The incident wasn’t the first time Chapman had been subjected to racially motivated abuse. “It was a common occurrence depending on what neighborhood you were in, or in certain types of neighborhoods to be called various names or to have racial slurs directed at you.”

The politics and sociology of race and poverty resonate in Chapman’s work. But they do not rule it. In addition to several deeply personal love songs (including the seven-minute title track to “Matters of the Heart”), the new album finds her experimenting with beefed-up arrangements and world-beat rhythms.

“It was an approach I came to independently,” she says. “When we recorded the basic tracks for the album we recorded it with two percussionists with myself and the other musicians.

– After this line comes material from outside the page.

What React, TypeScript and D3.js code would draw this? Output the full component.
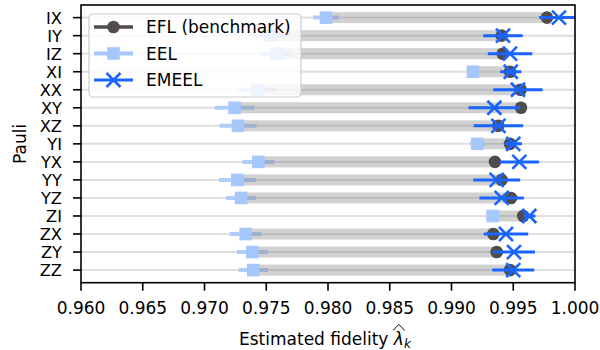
import React, { useLayoutEffect, useRef, useState } from "react";
import * as d3 from "d3";

const paulis = ["IX", "IY", "IZ", "XI", "XX", "XY", "XZ", "YI", "YX", "YY", "YZ", "ZI", "ZX", "ZY", "ZZ"];
const eflValues = [0.99773, 0.99406, 0.99415, 0.99474, 0.9956, 0.99563, 0.99379, 0.99474, 0.99352, 0.99406, 0.99482, 0.99581, 0.99339, 0.99366, 0.99474];
const eelValues = [0.97984, 0.97525, 0.97585, 0.99174, 0.97425, 0.97243, 0.97271, 0.99209, 0.97436, 0.97266, 0.97296, 0.99333, 0.97333, 0.97387, 0.97395];
const eelErrors = [0.00105, 0.0013, 0.0013, 0.0005, 0.0015, 0.0016, 0.0015, 0.0006, 0.0013, 0.0015, 0.0012, 0.0003, 0.0013, 0.00125, 0.0012];
const emeelValues = [0.9987, 0.99417, 0.99474, 0.9948, 0.99538, 0.99347, 0.9938, 0.995, 0.99549, 0.99366, 0.99406, 0.9963, 0.99441, 0.99506, 0.995];
const emeelErrors = [0.0016, 0.0016, 0.0018, 0.00085, 0.002, 0.0021, 0.002, 0.0007, 0.0016, 0.0019, 0.0018, 0.0005, 0.0018, 0.0017, 0.0017];
const xTicks = [0.96, 0.965, 0.97, 0.975, 0.98, 0.985, 0.99, 0.995, 1.0];
const legendLabels = ["EFL (benchmark)", "EEL", "EMEEL"];

const W = 600;
const H = 350;
const left = 81;
const right = 575;
const top = 5;
const bottom = 282.7;
const FONT = "'DejaVu Sans', sans-serif";
const FS = 17;

const C_EFL = "#514c4c";
const C_EEL = "#a6c7fb";
const C_EMEEL = "#1a64ff";

function XMark({ cx, cy, s, color, w }: { cx: number; cy: number; s: number; color: string; w: number }) {
  return (
    <path
      d={`M${cx - s},${cy - s}L${cx + s},${cy + s}M${cx - s},${cy + s}L${cx + s},${cy - s}`}
      stroke={color}
      strokeWidth={w}
      fill="none"
    />
  );
}

export default function App() {
  const x = d3.scaleLinear().domain([0.96, 1.0]).range([left, right]);
  const y = d3.scalePoint<string>().domain(paulis).range([top, bottom]).padding(0.7);
  const fmt = d3.format(".3f");

  const labelRef = useRef<SVGTextElement>(null);
  const [hat, setHat] = useState<{ x: number; w: number } | null>(null);
  useLayoutEffect(() => {
    const el = labelRef.current as any;
    if (el && el.getExtentOfChar) {
      try {
        const r = el.getExtentOfChar(19);
        setHat({ x: r.x, w: r.width });
      } catch (e) {}
    }
  }, []);

  const bandH = 11;

  return (
    <svg width={W} height={H} style={{ position: "absolute", left: 0, top: 0, background: "#fff" }} fontFamily={FONT}>
      <defs>
        <clipPath id="plotclip">
          <rect x={left} y={top} width={right - left} height={bottom - top} />
        </clipPath>
      </defs>
      <g clipPath="url(#plotclip)">
        {paulis.map((p) => (
          <line key={"g" + p} x1={left} x2={right} y1={y(p)} y2={y(p)} stroke="#808080" strokeOpacity={0.25} strokeWidth={2} />
        ))}
        {paulis.map((p, i) => (
          <line
            key={"ee" + p}
            x1={x(eelValues[i] - eelErrors[i])}
            x2={x(eelValues[i] + eelErrors[i])}
            y1={y(p)}
            y2={y(p)}
            stroke={C_EEL}
            strokeOpacity={0.85}
            strokeWidth={4}
          />
        ))}
        {paulis.map((p, i) => (
          <rect
            key={"b" + p}
            x={x(Math.min(eelValues[i], eflValues[i]))}
            width={Math.abs(x(eflValues[i]) - x(eelValues[i]))}
            y={(y(p) as number) - bandH / 2}
            height={bandH}
            fill="#808080"
            fillOpacity={0.36}
          />
        ))}
        {paulis.map((p, i) => (
          <rect key={"em" + p} x={x(eelValues[i]) - 6.3} y={(y(p) as number) - 6.3} width={12.6} height={12.6} fill={C_EEL} />
        ))}
        {paulis.map((p, i) => (
          <circle key={"f" + p} cx={x(eflValues[i])} cy={y(p)} r={6.3} fill={C_EFL} />
        ))}
        {paulis.map((p, i) => (
          <line
            key={"me" + p}
            x1={x(emeelValues[i] - emeelErrors[i])}
            x2={x(emeelValues[i] + emeelErrors[i])}
            y1={y(p)}
            y2={y(p)}
            stroke={C_EMEEL}
            strokeWidth={3}
          />
        ))}
        {paulis.map((p, i) => (
          <XMark key={"mm" + p} cx={x(emeelValues[i])} cy={y(p) as number} s={7} color={C_EMEEL} w={2.6} />
        ))}
      </g>

      <rect x={left} y={top} width={right - left} height={bottom - top} fill="none" stroke="#000" strokeWidth={1.6} />

      {xTicks.map((t) => (
        <g key={"xt" + t}>
          <line x1={x(t)} x2={x(t)} y1={bottom} y2={bottom + 8} stroke="#000" strokeWidth={1.6} />
          <text x={x(t)} y={314} textAnchor="middle" fontSize={FS} fill="#000">
            {fmt(t)}
          </text>
        </g>
      ))}
      {paulis.map((p) => (
        <g key={"yt" + p}>
          <line x1={left - 8} x2={left} y1={y(p)} y2={y(p)} stroke="#000" strokeWidth={1.6} />
          <text x={left - 19} y={(y(p) as number) + 6} textAnchor="end" fontSize={16.3} fill="#000">
            {p}
          </text>
        </g>
      ))}

      <text transform={`translate(26,${(top + bottom) / 2}) rotate(-90)`} textAnchor="middle" fontSize={FS} fill="#000">
        Pauli
      </text>
      <text ref={labelRef} x={239} y={345} fontSize={FS} fill="#000">
        Estimated fidelity <tspan fontStyle="italic">λ</tspan>
        <tspan fontStyle="italic" fontSize={12} dy={2.5}>k</tspan>
      </text>
      {(() => {
        const hx = hat ? hat.x - 1 : 395;
        const hw = hat ? hat.w + 2 : 11;
        const hy = 324.5;
        return (
          <path
            d={`M${hx},${hy + 6}L${hx + hw / 2},${hy}L${hx + hw},${hy + 6}`}
            fill="none"
            stroke="#000"
            strokeWidth={1}
          />
        );
      })()}

      <g>
        <rect x={89} y={14} width={212} height={83} rx={4} fill="#fff" fillOpacity={0.8} stroke="#cccccc" strokeWidth={1.2} />
        {legendLabels.map((lab, i) => {
          const ly = 27 + i * 26.5;
          return (
            <g key={"lg" + lab}>
              {i === 0 && (
                <>
                  <line x1={94} x2={133} y1={ly} y2={ly} stroke={C_EFL} strokeWidth={3.5} />
                  <circle cx={113.5} cy={ly} r={6.3} fill={C_EFL} />
                </>
              )}
              {i === 1 && (
                <>
                  <line x1={94} x2={133} y1={ly} y2={ly} stroke={C_EEL} strokeWidth={4} />
                  <rect x={113.5 - 6.3} y={ly - 6.3} width={12.6} height={12.6} fill={C_EEL} />
                </>
              )}
              {i === 2 && (
                <>
                  <line x1={94} x2={133} y1={ly} y2={ly} stroke={C_EMEEL} strokeWidth={3} />
                  <XMark cx={113.5} cy={ly} s={7} color={C_EMEEL} w={2.6} />
                </>
              )}
              <text x={146} y={ly + 6} fontSize={FS} fill="#000">
                {lab}
              </text>
            </g>
          );
        })}
      </g>
    </svg>
  );
}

A lot of it is really based on my guitar parts. Jimmy Iovine, who co-produced the album with me, said before we recorded this that he could often hear the bass line as well as the rhythm in my guitar playing. He was saying it in a positive way, but it frustrated him. So a lot of the drum tracks are based on the guitar playing, especially on songs like `Turning on the World.’

Chapman says she was influenced by her experience in a world-beat drum ensemble in college. “I didn’t take any rhythms from the pieces that we learned to play but I think it affected my rhythmic sensibility.”

“Matters of the Heart” features a fine crew of backing musicians and vocalists, including the legendary soul man Bobby Womack of Cleveland, Living Colour’s Vernon Reid, E Street Band keyboardist Roy Bittan and Tom Petty’s guitarist Mike Campbell.

For the tour, Chapman has assembled what she calls an equally great group of musicians, including drummer Rock Deadrick, guitarist Larry Mitchell, keyboardist John Thomas, percussionist Steve Thornton and bassist Steve Sklar.